Bei der Filmpremiere in den Hackeschen Höfen ist die Spannung dieser Stunden spürbar. Als man den Plan fasste, einen ägyptischen und einen iranischen Regisseur in der Arte-Dokureihe „Durch die Nacht mit ...“ gemeinsam loszuschicken, war klar, dass man im nachrevolutionären Kairo auf besondere Drehbedingungen treffen würde. Es sei aber ein Sonderfall, wenn die aktuelle Politik so unvermittelt in den Drehprozess einwirkt, sagt Regisseurin Edda Baumann-von Broen. Pitts, der sich aus dem Pariser Exil für seine verurteilten Kollegen Jafar Panahi und Mohammed Rasoulof einsetzt, und Marwan Hamed, der mit „The Yacoubian Building“ 2006 einen der teuersten ägyptischen Filme drehte und Mitregisseur der in Cannes vorgestellten Revolutionskompilation „18 Days“ ist, sind eine interessante Kombination. Dass aber die Demos Anfang Mai, drei Monate nach den dramatischen Tagen auf dem Tahrir-Platz, keineswegs Geschichte sind, war für alle Beteiligten unerwartet.

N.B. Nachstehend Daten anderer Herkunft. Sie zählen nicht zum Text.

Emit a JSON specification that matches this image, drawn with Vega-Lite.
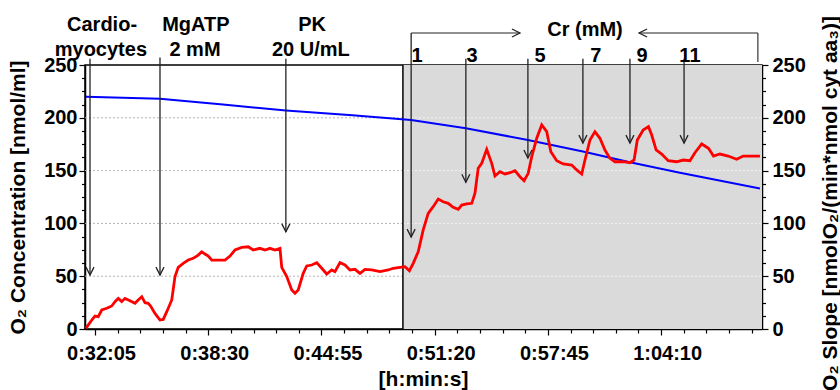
{
  "$schema": "https://vega.github.io/schema/vega-lite/v6.json",
  "width": 677,
  "height": 264,
  "autosize": {"type": "none"},
  "padding": {"left": 85, "top": 65, "right": 78, "bottom": 61},
  "background": "white",
  "config": {
    "view": {"stroke": "#000", "strokeWidth": 1.5},
    "font": "Liberation Sans",
    "axis": {
      "domainColor": "#000",
      "domainWidth": 1.5,
      "tickColor": "#000",
      "tickWidth": 1.2,
      "labelFont": "Liberation Sans",
      "labelFontSize": 20,
      "labelFontWeight": "bold",
      "labelColor": "#000",
      "titleFont": "Liberation Sans",
      "titleFontSize": 21,
      "titleFontWeight": "bold",
      "titleColor": "#000",
      "grid": false,
      "zindex": 1,
      "labelOverlap": false,
      "labelFlush": false
    }
  },
  "datasets": {
    "slope": [
      {"t": 1894, "v": 0.6}, {"t": 1914, "v": 8.5}, {"t": 1925, "v": 12.3}, {"t": 1936, "v": 11.7}, {"t": 1948, "v": 18}, {"t": 1965, "v": 19.6}, {"t": 1982, "v": 21.8}, {"t": 1993, "v": 25.9}, {"t": 2004, "v": 29}, {"t": 2016, "v": 25.9}, {"t": 2027, "v": 29}, {"t": 2044, "v": 26.8}, {"t": 2061, "v": 24.3}, {"t": 2072, "v": 27.5}, {"t": 2084, "v": 30.6}, {"t": 2095, "v": 24.9}, {"t": 2106, "v": 24.3}, {"t": 2114, "v": 21.8}, {"t": 2129, "v": 14.8}, {"t": 2146, "v": 8.5}, {"t": 2157, "v": 9.1}, {"t": 2169, "v": 16.4}, {"t": 2186, "v": 27.5}, {"t": 2197, "v": 49.6}, {"t": 2208, "v": 58.4}, {"t": 2225, "v": 62.2}, {"t": 2242, "v": 65.3}, {"t": 2259, "v": 66.9}, {"t": 2276, "v": 70}, {"t": 2288, "v": 73.2}, {"t": 2299, "v": 71}, {"t": 2310, "v": 69.1}, {"t": 2322, "v": 65.3}, {"t": 2344, "v": 65.3}, {"t": 2367, "v": 65.3}, {"t": 2384, "v": 69.1}, {"t": 2401, "v": 74.8}, {"t": 2424, "v": 77.3}, {"t": 2446, "v": 77.9}, {"t": 2463, "v": 74.8}, {"t": 2486, "v": 76.4}, {"t": 2503, "v": 74.8}, {"t": 2520, "v": 76.4}, {"t": 2537, "v": 74.8}, {"t": 2554, "v": 76.4}, {"t": 2560, "v": 58.4}, {"t": 2577, "v": 49.6}, {"t": 2594, "v": 37}, {"t": 2605, "v": 33.8}, {"t": 2616, "v": 37}, {"t": 2633, "v": 52.7}, {"t": 2645, "v": 59.7}, {"t": 2662, "v": 60.6}, {"t": 2679, "v": 62.8}, {"t": 2696, "v": 57.5}, {"t": 2713, "v": 52.1}, {"t": 2730, "v": 55.9}, {"t": 2741, "v": 54.3}, {"t": 2758, "v": 62.8}, {"t": 2775, "v": 60.6}, {"t": 2792, "v": 55.9}, {"t": 2809, "v": 56.5}, {"t": 2826, "v": 52.7}, {"t": 2843, "v": 56.5}, {"t": 2866, "v": 55.9}, {"t": 2894, "v": 54.3}, {"t": 2922, "v": 55.9}, {"t": 2939, "v": 57.5}, {"t": 2962, "v": 58.4}, {"t": 2979, "v": 59}, {"t": 2994, "v": 55.2}, {"t": 3007, "v": 62.2}, {"t": 3024, "v": 73.2}, {"t": 3041, "v": 93.8}, {"t": 3058, "v": 109.5}, {"t": 3075, "v": 115.8}, {"t": 3092, "v": 123.1}, {"t": 3109, "v": 120.5}, {"t": 3126, "v": 119}, {"t": 3143, "v": 115.2}, {"t": 3160, "v": 113.3}, {"t": 3172, "v": 117.4}, {"t": 3189, "v": 118.4}, {"t": 3206, "v": 119}, {"t": 3217, "v": 128.5}, {"t": 3228, "v": 152.2}, {"t": 3240, "v": 156.9}, {"t": 3257, "v": 170.1}, {"t": 3274, "v": 156.9}, {"t": 3285, "v": 144.9}, {"t": 3302, "v": 149}, {"t": 3319, "v": 146.8}, {"t": 3336, "v": 148}, {"t": 3353, "v": 149.9}, {"t": 3370, "v": 144.2}, {"t": 3384, "v": 140.4}, {"t": 3398, "v": 147.4}, {"t": 3410, "v": 163.2}, {"t": 3427, "v": 180.6}, {"t": 3444, "v": 193.2}, {"t": 3461, "v": 186.9}, {"t": 3475, "v": 167.9}, {"t": 3495, "v": 159.4}, {"t": 3517, "v": 156.3}, {"t": 3546, "v": 155.3}, {"t": 3563, "v": 150.6}, {"t": 3580, "v": 146.8}, {"t": 3591, "v": 160}, {"t": 3608, "v": 179}, {"t": 3625, "v": 186.9}, {"t": 3642, "v": 180.6}, {"t": 3659, "v": 169.5}, {"t": 3676, "v": 161.6}, {"t": 3693, "v": 158.4}, {"t": 3721, "v": 158.4}, {"t": 3744, "v": 157.5}, {"t": 3758, "v": 160}, {"t": 3769, "v": 179}, {"t": 3789, "v": 188.4}, {"t": 3807, "v": 191.6}, {"t": 3818, "v": 183.7}, {"t": 3833, "v": 169.5}, {"t": 3852, "v": 165.7}, {"t": 3874, "v": 159.4}, {"t": 3903, "v": 158.4}, {"t": 3925, "v": 160}, {"t": 3948, "v": 159.4}, {"t": 3965, "v": 166.9}, {"t": 3988, "v": 175.2}, {"t": 4011, "v": 171.1}, {"t": 4028, "v": 163.8}, {"t": 4050, "v": 165.7}, {"t": 4078, "v": 163.8}, {"t": 4107, "v": 160.7}, {"t": 4129, "v": 163.8}, {"t": 4186, "v": 163.8}
    ],
    "conc": [
      {"t": 1894, "v": 220}, {"t": 2146, "v": 218}, {"t": 2360, "v": 212.5}, {"t": 2574, "v": 207}, {"t": 2800, "v": 202.5}, {"t": 3000, "v": 198}, {"t": 3186, "v": 190}, {"t": 3397, "v": 179}, {"t": 3584, "v": 168}, {"t": 3744, "v": 158}, {"t": 3914, "v": 148}, {"t": 4186, "v": 133}
    ],
    "arrows": [
      {"t": 1908, "top": 256, "tip": 51},
      {"t": 2146, "top": 257, "tip": 51},
      {"t": 2574, "top": 256, "tip": 92},
      {"t": 3000, "top": 280.3, "tip": 87},
      {"t": 3186, "top": 256, "tip": 139},
      {"t": 3397, "top": 256, "tip": 162},
      {"t": 3584, "top": 256, "tip": 176},
      {"t": 3744, "top": 256, "tip": 176},
      {"t": 3928, "top": 256, "tip": 176}
    ],
    "heads": [
      {"t": 1908, "v": 51, "dir": "down"},
      {"t": 2146, "v": 51, "dir": "down"},
      {"t": 2574, "v": 92, "dir": "down"},
      {"t": 3000, "v": 87, "dir": "down"},
      {"t": 3186, "v": 139, "dir": "down"},
      {"t": 3397, "v": 162, "dir": "down"},
      {"t": 3584, "v": 176, "dir": "down"},
      {"t": 3744, "v": 176, "dir": "down"},
      {"t": 3928, "v": 176, "dir": "down"},
      {"t": 3370, "v": 280.3, "dir": "right"},
      {"t": 3775, "v": 280.3, "dir": "left"}
    ],
    "bracket": [
      {"t": 3000, "t2": 3370, "v": 280.3, "v2": 280.3},
      {"t": 3775, "t2": 4179, "v": 280.3, "v2": 280.3},
      {"t": 4179, "t2": 4179, "v": 280.3, "v2": 252.8}
    ],
    "labels": [
      {"t": 1949, "v": 288, "label": "Cardio-"},
      {"t": 1945, "v": 264.5, "label": "myocytes"},
      {"t": 2268, "v": 288, "label": "MgATP"},
      {"t": 2265, "v": 264.5, "label": "2 mM"},
      {"t": 2663, "v": 288, "label": "PK"},
      {"t": 2659, "v": 264.5, "label": "20 U/mL"},
      {"t": 3591, "v": 283, "label": "Cr (mM)"},
      {"t": 3020, "v": 258.5, "label": "1"},
      {"t": 3207, "v": 258.5, "label": "3"},
      {"t": 3438, "v": 258.5, "label": "5"},
      {"t": 3628, "v": 258.5, "label": "7"},
      {"t": 3785, "v": 258.5, "label": "9"},
      {"t": 3948, "v": 258.5, "label": "11"}
    ],
    "grid": [{"v": 50}, {"v": 100}, {"v": 150}, {"v": 200}],
    "region": [{"t0": 2972, "t1": 4193}]
  },
  "resolve": {"scale": {"y": "shared", "x": "shared"}, "axis": {"y": "independent", "x": "independent"}},
  "layer": [
    {
      "data": {"name": "region"},
      "mark": {"type": "rect", "fill": "#dadada"},
      "encoding": {
        "x": {
          "field": "t0", "type": "quantitative",
          "scale": {"domain": [1891, 4193], "nice": false, "zero": false},
          "axis": {
            "title": "[h:min:s]",
            "values": [1925, 2310, 2695, 3080, 3465, 3850],
            "labelExpr": "utcFormat(datum.value * 1000, '%-H:%M:%S')",
            "tickSize": 6,
            "labelOverlap": false,
            "labelFlush": false,
            "labelPadding": 8,
            "labelOffset": 6,
            "titleX": 338,
            "titleY": 50,
            "titleAlign": "center",
            "titleBaseline": "middle"
          }
        },
        "x2": {"field": "t1"},
        "y": {
          "datum": 0, "type": "quantitative",
          "scale": {"domain": [0, 250], "nice": false, "zero": true},
          "axis": {
            "orient": "left",
            "title": "O₂ Concentration [nmol/ml]",
            "values": [0, 12.5, 25, 37.5, 50, 62.5, 75, 87.5, 100, 112.5, 125, 137.5, 150, 162.5, 175, 187.5, 200, 212.5, 225, 237.5, 250],
            "labelExpr": "datum.value % 50 === 0 ? datum.label : ''",
            "tickSize": {"condition": {"test": "datum.value % 50 === 0", "value": 6}, "value": 3.5},
            "labelOverlap": false,
            "labelPadding": 2,
            "titleX": -67,
            "titleY": 132,
            "titleAngle": 270,
            "titleAlign": "center",
            "titleBaseline": "middle"
          }
        },
        "y2": {"datum": 250}
      }
    },
    {
      "data": {"name": "grid"},
      "mark": {"type": "rule", "color": "#b5b5b5", "strokeDash": [2, 2], "strokeWidth": 1},
      "encoding": {
        "x": {"datum": 1891, "type": "quantitative", "axis": null},
        "x2": {"datum": 2972},
        "y": {"field": "v", "type": "quantitative", "axis": null}
      }
    },
    {
      "data": {"name": "grid"},
      "mark": {"type": "rule", "color": "#f4f4f4", "strokeDash": [2, 2], "strokeWidth": 1},
      "encoding": {
        "x": {"datum": 2972, "type": "quantitative", "axis": null},
        "x2": {"datum": 4193},
        "y": {"field": "v", "type": "quantitative", "axis": null}
      }
    },
    {
      "data": {"name": "region"},
      "mark": {"type": "rule", "color": "#000", "strokeWidth": 1.5},
      "encoding": {
        "x": {"field": "t0", "type": "quantitative", "axis": null},
        "y": {"datum": 0, "type": "quantitative", "axis": null},
        "y2": {"datum": 250}
      }
    },
    {
      "data": {"name": "conc"},
      "mark": {"type": "line", "color": "#0000ff", "strokeWidth": 2},
      "encoding": {
        "x": {"field": "t", "type": "quantitative", "axis": null},
        "y": {"field": "v", "type": "quantitative", "axis": null}
      }
    },
    {
      "data": {"name": "slope"},
      "mark": {"type": "line", "color": "#ff0000", "strokeWidth": 2.8},
      "encoding": {
        "x": {"field": "t", "type": "quantitative", "axis": null},
        "y": {
          "field": "v", "type": "quantitative",
          "axis": {
            "orient": "right",
            "title": "O₂ Slope [nmolO₂/(min*nmol cyt aa₃)]",
            "values": [0, 12.5, 25, 37.5, 50, 62.5, 75, 87.5, 100, 112.5, 125, 137.5, 150, 162.5, 175, 187.5, 200, 212.5, 225, 237.5, 250],
            "labelExpr": "datum.value % 50 === 0 ? datum.label : ''",
            "tickSize": {"condition": {"test": "datum.value % 50 === 0", "value": 6}, "value": 3.5},
            "labelOverlap": false,
            "labelPadding": 4,
            "titleX": 68,
            "titleY": 138,
            "titleAngle": 270,
            "titleAlign": "center",
            "titleBaseline": "middle"
          }
        }
      }
    },
    {
      "data": {"name": "arrows"},
      "mark": {"type": "rule", "color": "#222", "strokeWidth": 1.3},
      "encoding": {
        "x": {
          "field": "t", "type": "quantitative",
          "axis": {
            "orient": "bottom",
            "title": null,
            "values": [2002, 2079, 2156, 2233, 2387, 2464, 2541, 2618, 2772, 2849, 2926, 3003, 3157, 3234, 3311, 3388, 3542, 3619, 3696, 3773, 3927, 4004, 4081, 4158],
            "labels": false,
            "domain": false,
            "tickSize": 4
          }
        },
        "y": {"field": "top", "type": "quantitative", "axis": null},
        "y2": {"field": "tip"}
      }
    },
    {
      "data": {"name": "bracket"},
      "mark": {"type": "rule", "color": "#222", "strokeWidth": 1.1},
      "encoding": {
        "x": {"field": "t", "type": "quantitative", "axis": null},
        "x2": {"field": "t2"},
        "y": {"field": "v", "type": "quantitative", "axis": null},
        "y2": {"field": "v2"}
      }
    },
    {
      "data": {"name": "heads"},
      "mark": {"type": "point", "filled": false, "stroke": "#222", "strokeWidth": 1.3, "size": 64, "opacity": 1},
      "encoding": {
        "x": {"field": "t", "type": "quantitative", "axis": null},
        "y": {"field": "v", "type": "quantitative", "axis": null},
        "shape": {
          "field": "dir", "type": "nominal", "legend": null,
          "scale": {"domain": ["down", "right", "left"], "range": ["M-1,-2L0,0L1,-2", "M-2,-1L0,0L-2,1", "M2,-1L0,0L2,1"]}
        }
      }
    },
    {
      "data": {"name": "labels"},
      "mark": {"type": "text", "font": "Liberation Sans", "fontSize": 20, "fontWeight": "bold", "color": "#000", "align": "center", "baseline": "middle"},
      "encoding": {
        "x": {"field": "t", "type": "quantitative", "axis": null},
        "y": {"field": "v", "type": "quantitative", "axis": null},
        "text": {"field": "label"}
      }
    }
  ]
}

Es ist ein besonderes Zusammentreffen: zwei smarte Regisseure, die im Eiltempo durch die Stadt laufen, über den Tahrir-Platz, in die Gassen der Altstadt, wo sich die Revolutionäre in versteckten Cafés verschanzten, und schließlich mit einem Bötchen über den Nil übersetzen. Da sind sie längst so leidenschaftlich in politische Diskussionen verstrickt, dass für die Schönheit des nächtlichen Kairo kein Blick mehr übrig bleibt. Was bleibt in Erinnerung von diesen kurzen Stunden? Pitts’ Ergriffenheit, als er auf dem Tahrir-Platz steht, den „derzeit wohl mythischsten Platz der Welt“. Hameds Bericht von den Revolutionstagen, als er sich mit einem Gewehr in der Hand wiederfand und nicht wusste, sollte er schießen und wenn ja, auf wen. Pitts’ Melancholie angesichts der Straßencafés in Kairo: „Wenn das doch irgendwann auch in meinem Land möglich wäre!“ Und das Erstaunen seines Gegenübers, der nicht wusste, dass im Iran Männer und Frauen in der Öffentlichkeit nicht gemeinsam Kaffee trinken können. Es ist für beide eine surreale und spürbar nachdenkliche Begegnung. Um 23 Uhr endet sie viel zu früh. Sperrstunde in Kairo.Christina Tilmann

„Durch die Nacht mit ...“ läuft am 5. Juli um 0.45 Uhr auf Arte.